** Start Input data **

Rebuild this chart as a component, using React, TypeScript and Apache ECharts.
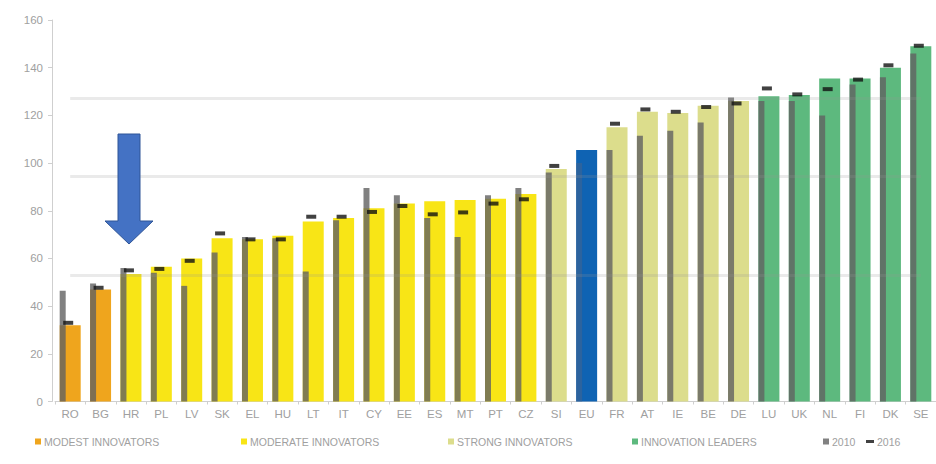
import React, { useEffect, useRef } from "react";
import * as echarts from "echarts";

const categories = ["RO","BG","HR","PL","LV","SK","EL","HU","LT","IT","CY","EE","ES","MT","PT","CZ","SI","EU","FR","AT","IE","BE","DE","LU","UK","NL","FI","DK","SE"];
const groups = ["modest","modest","moderate","moderate","moderate","moderate","moderate","moderate","moderate","moderate","moderate","moderate","moderate","moderate","moderate","moderate","strong","eu","strong","strong","strong","strong","strong","leader","leader","leader","leader","leader","leader"];
const performanceBar = [32, 47, 53.5, 56.5, 60, 68.5, 68, 69.5, 75.5, 77, 81, 83, 84, 84.5, 85, 87, 97.5, 105.5, 115, 121.5, 121, 124, 126, 128, 128.5, 135.5, 135.5, 140, 149];
const values2010 = [46.5, 49.5, 56, 54, 48.5, 62.5, 69, 68.5, 54.5, 76, 89.5, 86.5, 77, 69, 86.5, 89.5, 96, 100, 105.5, 111.5, 113.5, 117, 127.5, 126, 126, 120, 133, 136, 146];
const values2016 = [33, 47.7, 55, 55.6, 59, 70.5, 68, 68, 77.5, 77.5, 79.5, 82, 78.5, 79.3, 83, 84.8, 98.8, null, 116.5, 122.5, 121.5, 123.5, 125, 131.3, 128.8, 131, 135, 141, 149.2];
const thresholds = [127, 94.5, 53];
const groupNames = ["MODEST INNOVATORS", "MODERATE INNOVATORS", "STRONG INNOVATORS", "INNOVATION LEADERS"];
const groupKeys = ["modest", "moderate", "strong", "leader"];

const COLORS: Record<string, string> = {
  modest: "#EFA51D",
  moderate: "#F8E516",
  strong: "#DCDD8C",
  leader: "#5DB97E",
  eu: "#0F63B3",
};
const GRAY = "rgba(98,98,98,0.8)";
const TXT = "#a0a0a0";
const FONT = "'Liberation Sans', Arial, sans-serif";

export default function App() {
  const ref = useRef<HTMLDivElement>(null);
  useEffect(() => {
    if (!ref.current) return;
    const chart = echarts.init(ref.current, null, { renderer: "svg" });
    const legendPos = [30, 236, 443, 627, 818, 861];
    const legendNames = [...groupNames, "2010", "2016"];
    const legends = legendNames.map((n, i) => ({
      data: [{ name: n, icon: "rect" }],
      left: legendPos[i],
      top: 431,
      orient: "horizontal",
      itemWidth: n === "2016" ? 8 : 6,
      itemHeight: n === "2016" ? 3 : 6,
      itemGap: 4,
      selectedMode: false,
      textStyle: { color: TXT, fontSize: 10.5, fontFamily: FONT, padding: [0, 0, 0, -2] },
    }));
    const option: any = {
      animation: false,
      backgroundColor: "#ffffff",
      legend: legends,
      grid: { left: 55, right: -17, top: 20, bottom: 62.5, containLabel: false },
      xAxis: {
        type: "category",
        data: categories,
        axisLine: { lineStyle: { color: "#cfcfcf" } },
        axisTick: { show: true, length: 3, interval: 0, lineStyle: { color: "#cfcfcf" } },
        axisLabel: { color: TXT, fontSize: 11.5, fontFamily: FONT, margin: 6, interval: 0 },
      },
      yAxis: {
        type: "value",
        min: 0,
        max: 160,
        interval: 20,
        offset: 3,
        axisLine: { show: true, lineStyle: { color: "#cfcfcf" } },
        axisTick: { show: true, length: 4, lineStyle: { color: "#cfcfcf" } },
        axisLabel: { color: TXT, fontSize: 11.5, fontFamily: FONT, margin: 9 },
        splitLine: { show: false },
      },
      graphic: [
        {
          type: "polygon",
          shape: { points: [[118, 134], [140, 134], [140, 221], [153, 221], [129, 244], [105, 221], [118, 221]] },
          style: { fill: "#4472C4", stroke: "#2F5597", lineWidth: 1 },
          z: 100,
        },
      ],
      series: [
        {
          name: "2010",
          type: "bar",
          barWidth: 6,
          barGap: "-100%",
          z: 3,
          itemStyle: { color: GRAY },
          data: values2010.map((v, i) => (groups[i] === "eu" ? { value: v, itemStyle: { color: "rgba(70,100,140,0.55)" } } : v)),
        },
        {
          name: "performance",
          type: "bar",
          barWidth: 21,
          z: 2,
          data: performanceBar.map((v, i) => ({ value: v, itemStyle: { color: COLORS[groups[i]] } })),
          markLine: {
            silent: true,
            symbol: "none",
            label: { show: false },
            lineStyle: { color: "rgba(150,150,150,0.2)", width: 3, type: "solid" },
            data: thresholds.map((t) => [{ coord: [0.37, t] }, { coord: [28, t] }]),
            z: 4,
          },
        },
        {
          name: "2016",
          type: "scatter",
          symbol: "rect",
          symbolSize: [10, 4],
          symbolOffset: [-2, 0],
          z: 5,
          itemStyle: { color: "#111111" },
          data: values2016.map((v) => (v === null ? "-" : v)),
        },
        ...groupNames.map((n, i) => ({
          name: n,
          type: "line",
          data: [],
          itemStyle: { color: COLORS[groupKeys[i]] },
        })),
      ],
    };
    chart.setOption(option);
    return () => chart.dispose();
  }, []);
  return <div ref={ref} style={{ position: "fixed", left: 0, top: 0, width: 936, height: 464 }} />;
}
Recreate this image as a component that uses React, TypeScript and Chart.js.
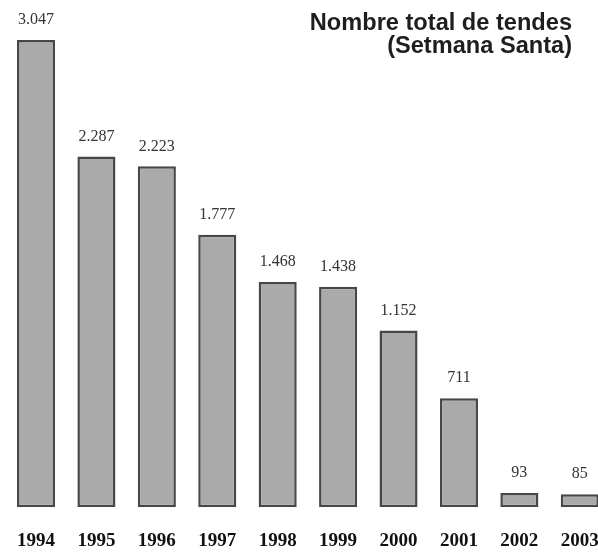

** End Input data **

• _Challenge_
Exactly reproduce the run of lines from the start of the listing through the line with "import * as", inclusive; pictures are not copied.

• _Expected answer_
Rebuild this chart as a component, using React, TypeScript and Apache ECharts.
import React, { useEffect, useRef } from "react";
import * as echarts from "echarts";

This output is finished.